Hier sollen schlaglichtartig nur ein paar Aspekte angerissen werden:
- Herr Leitl, der in seinem ersten Teil einen (“europäischen”) Identitätsbruch als Teil der Malaise anführt, war in & nach den 1990ern ein wesentlicher Player bei einem anderen “kleineren” Identitätsbruch, der hier ausführlicher geschildert wird – nämlich beim Staatsstreich à la Salamischeibe, anscheinend einem Gemeinschaftsprojekt der paneuropäistischen Entscheidungseliten; und zwar in Leitls Zeit als Wirtschaftslandesrat, WKÖ-Präsident und womöglich bereits als Abgeordneter zum oberösterreichischen Landtag.
- Das Motiv der bis heute nicht-öffentlichen “Diversionsarbeit” gegen den Geist der kleinösterreichischen Verfassung dürfte nach Leitls eigener Darstellung in einem “überzeugten Europäertum” zu suchen sein – das freilich wenigstens fragwürdig ist. Solches Europäertum ist eines, das für den “linksliberal-rechten” Teil der 68er typisch ist, das aber nur wenig mit der konkreten historischen, kulturellen und szientifischen Substanz der europäischen Gesellschaften zu tun hat – aber alles mit einer “Integration in den Farben der Herrschaft aufgelärter Bürokratien” in Brüssel und in den Landeshauptstädten. Unter diesem Gesichtspunkt ist auch L.s Eintreten für den Euro zu sehen – “koste es andere, was es wolle”; einer Gemeinschaftswährung, die tatsächlich eine wenig lebensfähige “Missgeburt” ist.
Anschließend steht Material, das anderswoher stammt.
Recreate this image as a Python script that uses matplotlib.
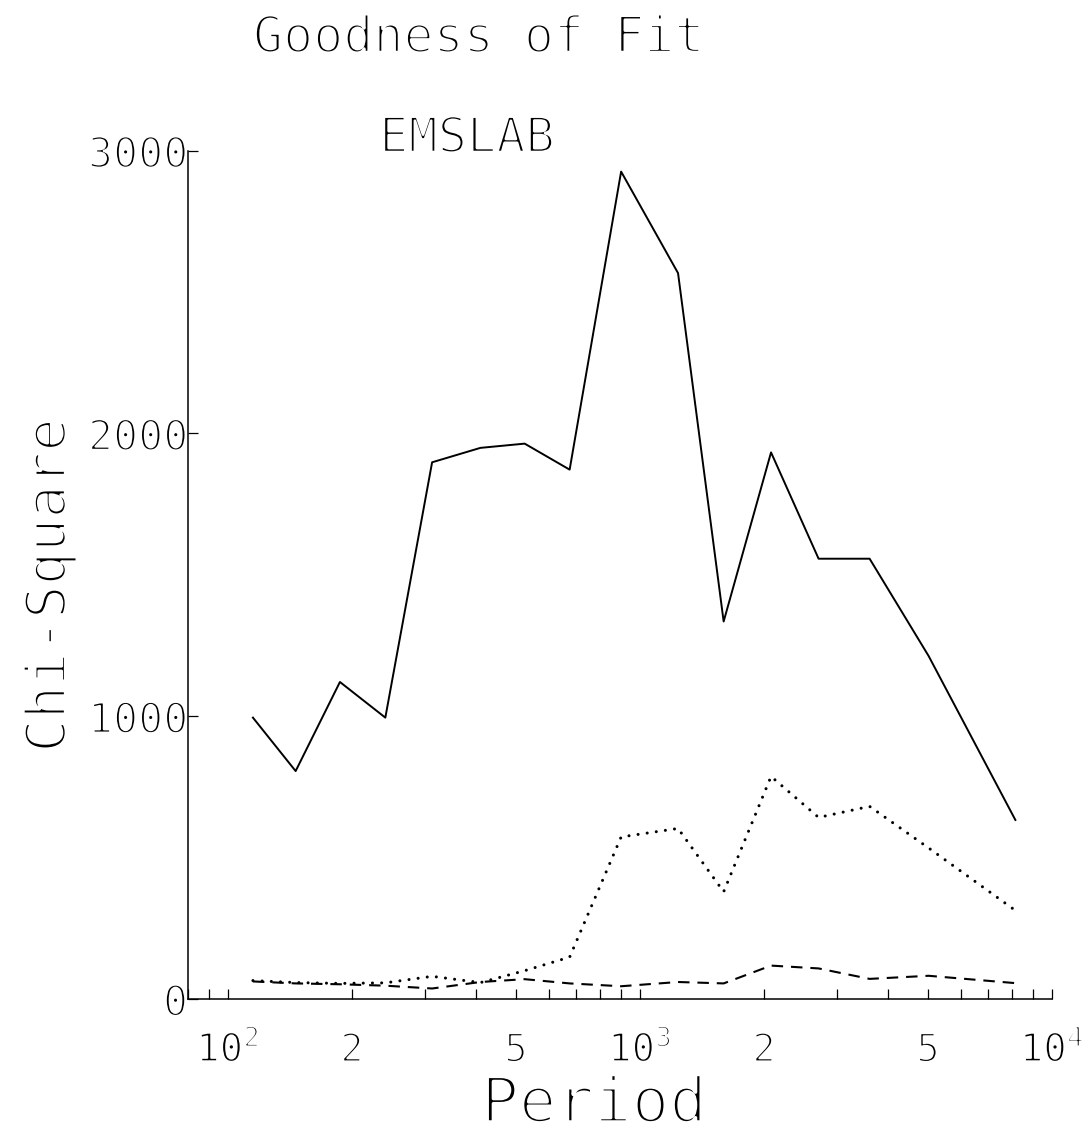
import matplotlib
matplotlib.use("Agg")
import matplotlib.pyplot as plt
import matplotlib.ticker as ticker
import matplotlib.patheffects as pe

# periods (s) and chi-square misfit for three model runs
period = [115, 146, 187, 241, 313, 410, 525, 675, 900, 1237,
          1596, 2080, 2713, 3608, 5017, 8147]
chi_solid = [995, 806, 1121, 995, 1898, 1949, 1964, 1872, 2926, 2567,
             1335, 1933, 1557, 1557, 1213, 633]
chi_dotted = [65, 58, 55, 57, 80, 58, 100, 148, 573, 603,
              379, 787, 642, 681, 534, 313]
chi_dashed = [62, 55, 52, 47, 37, 60, 70, 55, 45, 60,
              55, 118, 108, 71, 82, 56]

x_ticks = [100, 200, 500, 1000, 2000, 5000, 10000]
x_tick_labels = [r"$10^2$", "2", "5", r"$10^3$", "2", "5", r"$10^4$"]
y_ticks = [0, 1000, 2000, 3000]

plt.rcParams["font.family"] = "DejaVu Sans Mono"
plt.rcParams["mathtext.fontset"] = "custom"
plt.rcParams["mathtext.rm"] = "DejaVu Sans Mono"
plt.rcParams["mathtext.it"] = "DejaVu Sans Mono"


def thin(size, k=0.055):
    # white outline drawn over the glyph fill makes a thin plotter-like stroke
    return [pe.Stroke(linewidth=size * k, foreground="white")]


fig = plt.figure(figsize=(10.91, 11.33), dpi=100)
ax = fig.add_axes([0.1723, 0.1183, 0.792, 0.7487])

ax.plot(period, chi_solid, color="black", lw=1.4)
ax.plot(period, chi_dotted, color="black", lw=2.2,
        linestyle=(0, (0.01, 3.0)), dash_capstyle="round")
ax.plot(period, chi_dashed, color="black", lw=1.5,
        linestyle=(0, (5.5, 3.8)))

ax.set_xscale("log")
ax.set_xlim(80, 10000)
ax.set_ylim(0, 3000)

ax.spines["top"].set_visible(False)
ax.spines["right"].set_visible(False)
ax.spines["left"].set_linewidth(1.1)
ax.spines["bottom"].set_linewidth(1.1)

ax.xaxis.set_major_locator(ticker.FixedLocator(x_ticks))
ax.xaxis.set_major_formatter(ticker.FixedFormatter(x_tick_labels))
ax.xaxis.set_minor_locator(ticker.LogLocator(base=10, subs=range(2, 10)))
ax.xaxis.set_minor_formatter(ticker.NullFormatter())
ax.set_yticks(y_ticks)

ax.tick_params(axis="x", which="both", direction="in", length=7.2,
               width=0.9, labelsize=28, pad=45)
ax.tick_params(axis="y", which="both", direction="in", length=7.2,
               width=0.9, labelsize=30, pad=0)
for lbl in ax.get_xticklabels():
    lbl.set_verticalalignment("baseline")
    # the powers of ten carry a smaller exponent, so thin them less
    if "$" in lbl.get_text():
        lbl.set_path_effects(thin(28, 0.046))
    else:
        lbl.set_path_effects(thin(28))
for lbl in ax.get_yticklabels():
    lbl.set_path_effects(thin(30))

ax.set_xlabel("Period", fontsize=45, path_effects=thin(45))
ax.xaxis.label.set_verticalalignment("baseline")
ax.xaxis.set_label_coords(0.47, -0.145)

ax.set_ylabel("Chi-Square", fontsize=40, path_effects=thin(40))
ax.yaxis.set_label_coords(-0.128, 0.487)

fig.text(0.439, 0.954, "Goodness of Fit", fontsize=36,
         ha="center", va="baseline", path_effects=thin(36))
fig.text(0.428, 0.8658, "EMSLAB", fontsize=35,
         ha="center", va="baseline", path_effects=thin(35))

fig.savefig("out.png", dpi=100)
- Dabei wurde über die Zeit ein “Narrativ-Klumpen zusammengeschwemmt”, in den alles einbezogen wurde, was in irgendeiner Form als modern, ideologiekonform und sozialpartnerschaftlich verträglich gelten kann, von der CO2-Wachelei bis zum Immigrations-Fandom. Gemeinsamer Nenner ist bis heute, dass diese tollen Projekte a) entweder nichts kosten, und b) wenn doch, dass die Aufwändungen nicht öffentlich werden oder dass diese letztlich c) geräuschlos auf Gruppen verschoben werden, die keine Lobby haben (oft mit Ausnahme div. “Populisten”).
- Überhaupt ist in diesem Horizont “Populismus” die skrupellose Anrufung sozusagen nicht legitimer Gruppeninteressen zwecks Beförderung der eigenen politischen Karriere. Kein Populismus ist dagegen das Verschieben von Kosten mithilfe von “monetären Behörden” und fractional reserve banking, asymmetrischer Energieverzicht der eigenen Leute zu angeblichem Nutz und Frommen des Weltklimas oder eine Politik der offenen Tür für “Wirtschaftsflüchtlinge” aus der ganzen Welt, zu Lasten künftiger Generationen (“Hiesiger”). Das alles gilt als “politisch & moralisch gut”.
- Dem oberflächlichen Anschein zum Trotz muss zum Schluss festgestellt werden, dass der Autor dem “chinesischen Modell des Kapitalismus” eine beträchtliche, wenn auch nur klammheimliche Sympathie entgegenbringt. Staatskapitalismus, lautet sein Subtext, ist schneller, effizienter und daher überlegen – was sich an der enormen Geschwindigkeit der wirtschaftlichen Entwicklung der Volksrepublik ablesen ließe. Dass derlei zu einem guten Teil auf eine nicht aufrechterhaltbare Kreditbläserei auch des chinesischen Systems zurück geht, scheint dem Autor verborgen zu bleiben. Das ist freilich kein Wunder, weil eine Variante des selben Rezepts hierzulande hoch offizielle Wirtschaftsideologie ist (“Jetzt sind wir alle Keynesianer”).
“Disclosure”: Dieser Blogger war “in einem früheren Leben” ein kritikloser Apportel-Journo in subalterner Stellung – auch des Herrn L.
Er will das nicht unter den Teppich kehren und ist bereit sich reumütig auf die Brust zu schlagen, auch öffentlich – glaubt aber, dass das keine Sau interessiert. Die Vita des besprochenen Autors schon eher.